Chelsea Stinnett

Meet new faculty: Chelsea Stinnett

Hometown: Dayton, Ohio
Education: B.A., Integrated English and Language Arts Education, Wright State University; M.Ed., special education, Wright State; Ph.D., special education, University of South Carolina
Position: Research assistant professor in the educational studies department and director of CarolinaLIFE, an inclusive certificate college program that supports students with diverse learning needs, including those with intellectual and developmental disabilities.

How did you get interested in the field?

I was a paraprofessional for two years and a classroom teacher for three in special education. After being in the classroom for five years, I felt like I wasn’t in a position to make any kind of meaningful change to better student outcomes. So I started looking for Ph.D. programs, feeling that could provide me with the platform I needed to learn more about the field and make a meaningful contribution. I found that here at USC. I started as a doctoral fellow and the special education program here at USC supported me for four years. I just completed my Ph.D., and now on to this next adventure as a faculty member and the director of CarolinaLIFE.

What drew you to special education?

I have a family member with a disability. Growing up with that person, sitting through IEP (individualized education program) meetings with my mother and seeing the difference that so many individuals made in that family member’s life, I knew that’s where I was needed to make a difference.  That got me interested in the field, but honestly I feel like I didn’t know what the field truly was until I arrived at this point in my career. There is so much to be done in order to best support individuals in discovering how to achieve independence. It’s so much more than one person, teaching in that one classroom. It’s many stakeholders collaborating to support others in achieving their goals.  

What was the topic of your dissertation?

I examined how, across the country, postsecondary education programs like CarolinaLIFE support students in building their intimacy knowledge. Intimacy knowledge includes the romantic relationship aspect of intimacy as well as sexual activity. A stigma exists around people with disabilities engaging in intimacy, as if they are incapable or uninterested. Eighty-seven percent of adults with intellectual disability report being sexually active, and they’ve expressed wanting to know more and learn more, yet only 50 percent are receiving sexuality education in high school. Many programs across the country are dipping their toes into supporting students in this area. About 15 percent of college programs never support students in building their intimacy knowledge. Several provide this support reactively based on negative experiences with intimacy. My study was exploratory in nature, but I’d like to further examine the various factors that could contribute to the frequency in which programs are providing support in this area.

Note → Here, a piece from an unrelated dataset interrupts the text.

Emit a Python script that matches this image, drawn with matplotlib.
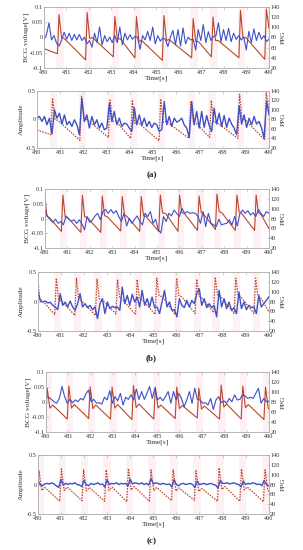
import numpy as np
import matplotlib
matplotlib.use('Agg')
from matplotlib import pyplot as plt

plt.rcParams['font.family'] = ['Liberation Serif', 'DejaVu Serif']

# ---- PPG vertices (time [s], value) ----
ppg_a_t = [480.0, 480.60, 480.67, 480.78, 480.90, 481.85, 481.92, 482.03, 482.15, 483.08, 483.15,
           483.26, 483.38, 484.04, 484.11, 484.22, 484.34, 485.26, 485.33, 485.44, 485.56, 486.56,
           486.63, 486.74, 486.86, 487.44, 487.51, 487.62, 487.74, 488.66, 488.73, 488.84, 488.96,
           489.81, 489.88, 489.99, 490.0]
ppg_a_v = [58, 48, 125, 80, 78, 36, 129, 78, 80, 42, 121, 76, 78, 40, 121, 72, 74, 35, 123, 74, 76,
           40, 117, 72, 72, 42, 120, 74, 74, 40, 133, 80, 80, 37, 136, 100, 98]

ppg_b_t = [480.0, 480.08, 480.2, 480.73, 480.80, 480.90, 481.02, 481.60, 481.67, 481.77, 481.89,
           482.49, 482.56, 482.66, 482.78, 483.38, 483.45, 483.55, 483.67, 484.23, 484.30, 484.40,
           484.52, 485.08, 485.15, 485.25, 485.40, 485.94, 486.01, 486.11, 486.23, 486.81, 486.88,
           486.98, 487.10, 487.61, 487.68, 487.78, 487.90, 488.50, 488.57, 488.67, 488.79, 489.36,
           489.43, 489.53, 489.65, 490.0]
ppg_b_v = [128, 85, 82, 54, 128, 84, 82, 52, 128, 84, 82, 52, 126, 86, 84, 55, 125, 88, 84, 54, 125,
           86, 84, 54, 128, 92, 90, 54, 128, 92, 90, 56, 126, 92, 88, 58, 130, 94, 92, 56, 128, 94,
           90, 56, 128, 92, 88, 60]

ppg_c_t = [480.0, 480.05, 480.17, 480.30, 480.95, 481.02, 481.14, 481.27, 481.91, 481.98, 482.10,
           482.23, 482.89, 482.96, 483.08, 483.21, 483.85, 483.92, 484.04, 484.17, 484.83, 484.90,
           485.02, 485.15, 485.79, 485.86, 485.98, 486.11, 486.78, 486.85, 486.97, 487.10, 487.78,
           487.85, 487.97, 488.10, 488.75, 488.82, 488.94, 489.07, 489.77, 489.84, 489.96, 490.0]
ppg_c_v = [55, 108, 68, 74, 46, 112, 68, 75, 47, 110, 67, 74, 46, 110, 68, 75, 45, 113, 69, 76, 46,
           110, 68, 74, 47, 110, 67, 73, 48, 108, 66, 72, 46, 114, 70, 76, 46, 112, 69, 75, 45, 110,
           68, 66]

# ---- BCG (top) and decomposed amplitude (bottom), evenly sampled over 480-490 s ----
bcg_a = [-0.006, 0.009, 0.048, -0.008, 0.006, -0.019, -0.028, -0.008, 0.017, -0.006, 0.014, -0.010,
         0.010, -0.008, 0.010, -0.010, 0.001, -0.021, -0.010, -0.032, 0.014, -0.017, 0.034, -0.024,
         0.006, -0.014, 0.001, -0.017, 0.006, -0.017, 0.034, -0.024, 0.014, -0.008, 0.009, -0.006,
         0.003, 0.001, -0.039, 0.006, -0.008, 0.020, -0.010, 0.034, -0.021, 0.006, -0.012, -0.002,
         -0.006, -0.030, 0.001, 0.023, -0.024, 0.026, -0.028, 0.031, -0.021, 0.001, -0.008, -0.006,
         -0.041, 0.026, -0.010, 0.042, -0.017, 0.019, -0.010, 0.003, 0.006, 0.048, -0.014, 0.026,
         -0.010, 0.030, -0.014, 0.014, -0.006, 0.006, -0.008, 0.001, -0.041, 0.020, -0.017, 0.028,
         -0.010, 0.017, -0.006, 0.006, -0.013, -0.006]
amp_a = [0.023, 0.052, -0.035, 0.052, -0.093, 0.023, -0.256, 0.169, 0.023, 0.110, -0.081, 0.081,
         -0.093, -0.035, -0.122, -0.006, -0.093, -0.267, 0.372, -0.035, 0.081, -0.151, 0.052, -0.093,
         -0.006, -0.151, -0.064, -0.180, -0.151, 0.285, -0.035, 0.140, -0.093, 0.023, -0.122, -0.064,
         -0.081, -0.151, -0.209, 0.209, -0.093, 0.081, -0.105, 0.023, -0.122, -0.035, -0.140, -0.064,
         -0.093, -0.209, -0.180, 0.314, -0.093, 0.052, -0.122, 0.023, -0.047, -0.023, 0.023, -0.093,
         -0.151, -0.314, 0.314, -0.093, 0.140, -0.151, 0.140, -0.140, 0.070, -0.105, -0.209, 0.198,
         -0.081, 0.110, -0.122, 0.070, -0.140, 0.023, -0.081, -0.151, -0.267, 0.244, -0.081, 0.081,
         -0.140, 0.023, -0.093, 0.052, -0.081, -0.035, -0.151, -0.326, 0.314, 0.081]
bcg_b = [0.029, 0.007, -0.004, -0.013, -0.002, -0.016, -0.010, -0.021, 0.009, -0.002, -0.009,
         -0.004, -0.016, -0.004, -0.018, -0.038, 0.007, -0.013, -0.004, 0.009, 0.018, -0.004, 0.024,
         0.031, 0.018, 0.031, 0.018, 0.027, 0.007, -0.010, 0.018, -0.025, 0.001, -0.016, -0.002,
         0.009, -0.010, -0.021, 0.018, 0.007, 0.024, -0.016, -0.002, -0.038, -0.049, 0.007, -0.010,
         0.018, 0.009, 0.029, 0.018, 0.007, 0.035, 0.018, 0.024, 0.018, 0.020, 0.018, 0.009, -0.016,
         0.024, -0.027, 0.018, -0.016, -0.021, -0.027, -0.002, -0.021, -0.018, -0.016, -0.004,
         -0.021, 0.007, -0.025, 0.018, 0.029, 0.018, 0.027, 0.012, 0.020, 0.007, 0.031, 0.018, 0.007,
         0.024, 0.018]
amp_b = [0.191, 0.011, -0.006, 0.011, -0.022, -0.011, -0.062, -0.090, -0.135, 0.135, -0.062,
         -0.006, -0.090, 0.011, -0.090, -0.146, -0.034, 0.135, -0.090, -0.034, -0.101, -0.062,
         -0.135, -0.090, -0.287, -0.034, 0.051, -0.202, -0.006, -0.118, -0.079, -0.101, -0.090,
         -0.146, 0.247, -0.034, 0.107, -0.062, 0.124, -0.006, 0.079, -0.090, 0.191, -0.062, 0.051,
         -0.090, 0.079, -0.101, -0.090, -0.202, -0.006, 0.191, -0.090, -0.006, -0.146, -0.135,
         -0.258, 0.051, -0.062, -0.101, 0.022, -0.090, 0.022, -0.034, 0.135, 0.219, -0.062, 0.051,
         -0.101, -0.034, -0.101, -0.062, -0.258, 0.191, -0.090, 0.051, -0.118, -0.006, -0.146,
         -0.101, -0.202, 0.163, -0.118, -0.006, -0.135, -0.062, -0.101, -0.090, -0.202, 0.107,
         -0.090, -0.034, 0.022, 0.079]
bcg_c = [0.018, 0.016, 0.009, 0.001, -0.004, 0.012, 0.052, 0.018, -0.004, 0.009, -0.002, 0.007,
         0.001, 0.012, 0.007, 0.027, 0.040, 0.001, 0.009, -0.004, -0.002, -0.007, 0.016, 0.007,
         0.038, -0.004, 0.018, 0.004, 0.029, -0.010, 0.016, 0.009, 0.024, 0.007, 0.043, 0.009, 0.035,
         0.009, 0.029, 0.052, 0.012, 0.046, 0.007, 0.016, 0.004, 0.018, 0.035, -0.004, 0.035, 0.007,
         0.029, 0.012, -0.016, 0.007, 0.035, -0.004, 0.046, 0.009, 0.007, -0.004, -0.002, -0.010,
         0.012, -0.025, 0.007, 0.018, -0.002, 0.004, -0.004, 0.012, 0.001, 0.024, 0.007, 0.009,
         0.024, 0.020, 0.012, 0.016, 0.012, 0.029, 0.046, -0.004, 0.012, 0.001, 0.004]
amp_c = [0.07, 0.0, -0.02, 0.01, 0.02, 0.01, 0.03, 0.01, -0.02, -0.05, 0.09, -0.01, 0.02, 0.0,
         0.02, 0.01, 0.03, 0.0, -0.01, -0.03, 0.07, 0.0, -0.02, 0.02, 0.0, 0.01, 0.03, 0.0, 0.01,
         -0.04, 0.08, 0.0, 0.02, 0.01, 0.03, 0.0, 0.02, 0.01, 0.02, -0.03, 0.09, 0.01, 0.03, 0.02,
         0.01, 0.03, 0.0, 0.02, -0.01, 0.10, 0.01, 0.03, 0.02, 0.0, 0.02, 0.01, 0.0, 0.01, -0.04,
         0.08, 0.0, -0.02, 0.01, 0.02, 0.0, 0.01, 0.02, 0.0, -0.05, 0.06, 0.0, 0.01, 0.02, 0.0, 0.01,
         0.02, 0.0, -0.01, -0.06, 0.07, 0.02, 0.02, 0.03, 0.01, 0.02, 0.03, 0.01, 0.0, -0.04, 0.06,
         0.0, 0.02, 0.01, 0.03, 0.02, 0.0, 0.01, -0.02, 0.07, 0.0, -0.02]

xticks = list(range(480, 491))
ppg_ticks = [20, 40, 60, 80, 100, 120, 140]

RED = '#b9472d'
BLUE = '#3d50c6'
PINK = '#fdf1f6'
GRAY = '#b0b0b0'
TXT = '#333333'
FS = 4.5


def style(ax, right=False):
    for s in ax.spines.values():
        s.set_color(GRAY)
        s.set_linewidth(0.5)
    ax.tick_params(direction='in', length=1.8, width=0.4, colors=GRAY, labelcolor=TXT,
                   labelsize=FS, pad=1, top=not right)
    ax.tick_params(axis='x', pad=1.6)


def panel(rect, sig, ppg_t, ppg_v, top):
    ax = fig.add_axes(rect)
    tw = ax.twinx()
    ax.set_zorder(tw.get_zorder() + 1)
    ax.patch.set_visible(False)
    # faint pink shading around each PPG upstroke
    pk = [ppg_t[i] for i in range(1, len(ppg_v) - 1)
          if ppg_v[i] > ppg_v[i - 1] and ppg_v[i] > ppg_v[i + 1] and ppg_v[i] > 100]
    for p in pk:
        tw.axvspan(p - 0.12, p + 0.2, color=PINK, lw=0, zorder=0)
    t = np.linspace(480, 490, len(sig))
    if top:
        tw.plot(ppg_t, ppg_v, color=RED, lw=0.8)
        ax.plot(t, sig, color=BLUE, lw=0.8)
        ax.set_ylim(-0.1, 0.1)
        ax.set_yticks([-0.1, -0.05, 0, 0.05, 0.1])
        ax.set_yticklabels(['-0.1', '-0.05', '0', '0.05', '0.1'])
        ax.set_ylabel('BCG voltage[V]', fontsize=5.3, labelpad=0.5, color=TXT)
    else:
        tw.plot(ppg_t, ppg_v, color=RED, lw=0.9, ls=(0, (1.2, 1.0)))
        ax.plot(t, sig, color=BLUE, lw=1.0)
        ax.set_ylim(-0.5, 0.5)
        ax.set_yticks([-0.5, 0, 0.5])
        ax.set_yticklabels(['-0.5', '0', '0.5'])
        ax.set_ylabel('Amplitude', fontsize=5.3, labelpad=1.5, color=TXT)
    tw.set_ylim(20, 140)
    tw.set_yticks(ppg_ticks)
    tw.set_ylabel('PPG', fontsize=5.3, labelpad=1, color=TXT)
    ax.set_xlim(480, 490)
    ax.set_xticks(xticks)
    ax.set_xlabel('Time[s]', fontsize=5.3, labelpad=0.3, color=TXT)
    style(ax)
    style(tw, right=True)
    return ax


fig = plt.figure(figsize=(3.03, 5.5), dpi=100)

panel([0.145, 0.8764, 0.743, 0.111], bcg_a, ppg_a_t, ppg_a_v, True)
panel([0.122, 0.731, 0.766, 0.1036], amp_a, ppg_a_t, ppg_a_v, False)
panel([0.1485, 0.549, 0.739, 0.107], bcg_b, ppg_b_t, ppg_b_v, True)
panel([0.125, 0.398, 0.762, 0.107], amp_b, ppg_b_t, ppg_b_v, False)
panel([0.152, 0.2145, 0.736, 0.109], bcg_c, ppg_c_t, ppg_c_v, True)
panel([0.125, 0.0655, 0.762, 0.107], amp_c, ppg_c_t, ppg_c_v, False)

for lab, y in [('(a)', 0.682), ('(b)', 0.349), ('(c)', 0.016)]:
    fig.text(0.5, y, lab, ha='center', va='center', fontsize=6.5, fontweight='bold', color='#222222')

fig.savefig('out.png', dpi=100)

What drew you to CarolinaLIFE?

We’re providing an experience for students who thought they’d never be able to go to college. The college experience is so critical to personal and professional development. To be able to live and learn at this institution is just phenomenal for these students who want to experience the same growth and transition as their peers. Our program is rigorous and our students are held to the high expectations that exist in the world of higher education. This was refreshing for me to see, as it is not always the case in the K-12 education system I was coming from. We’re not just providing students with the skills necessary to be successful and independent, but we’re supporting them to be the advocates and the decision-makers in their own lives. We get to see that all come together as they navigate campus life and work toward the future that they want.

Why did you choose South Carolina?

Knowing that inclusion is such a priority within the College of Education and our larger university is something that appealed to me. I wanted a faculty position where I’d also be involved in the administration of a program like CarolinaLIFE. Our program is a nationally recognized, model program. This is a dream job for me because of the quality of the program and the faculty appointment associated with position. Continuing my line of research within this role will not only contribute to the field at large, but it helps inform my own decision-making as a program administrator.

We’re providing an experience for students who thought they’d never be able to go to college. The college experience is so critical to personal and professional development.

Chelsea Stinnett, director of CarolinaLife and research assistant professor

What are you looking forward to this year?

I’m looking forward to making connections with people who were previously my mentors. I have the most supportive people around me who have built me up over the past four years and now I am so fortunate to consider them colleagues. That is very special to me. I’m excited to continue to learn from them while also establishing my own identity as a faculty member.

What do you hope to accomplish in the next five years?

I hope to bring more awareness to the mission of CarolinaLIFE and the effect it has on our campus and Columbia community. I hope to continue to produce research that advances this niche field, particularly moving beyond how we support people with disability becoming employed or living independently and really looking at what makes a person happy. These are critical outcomes, however looking at that social part — making friends, having lasting relationships- there’s so much more to an individual than a job.

What’s a talent or something you do that people might find surprising?

I used to be a singer. I used to perform the national anthem at public venues. I started college at 16 and graduated with my undergraduate degree at 20.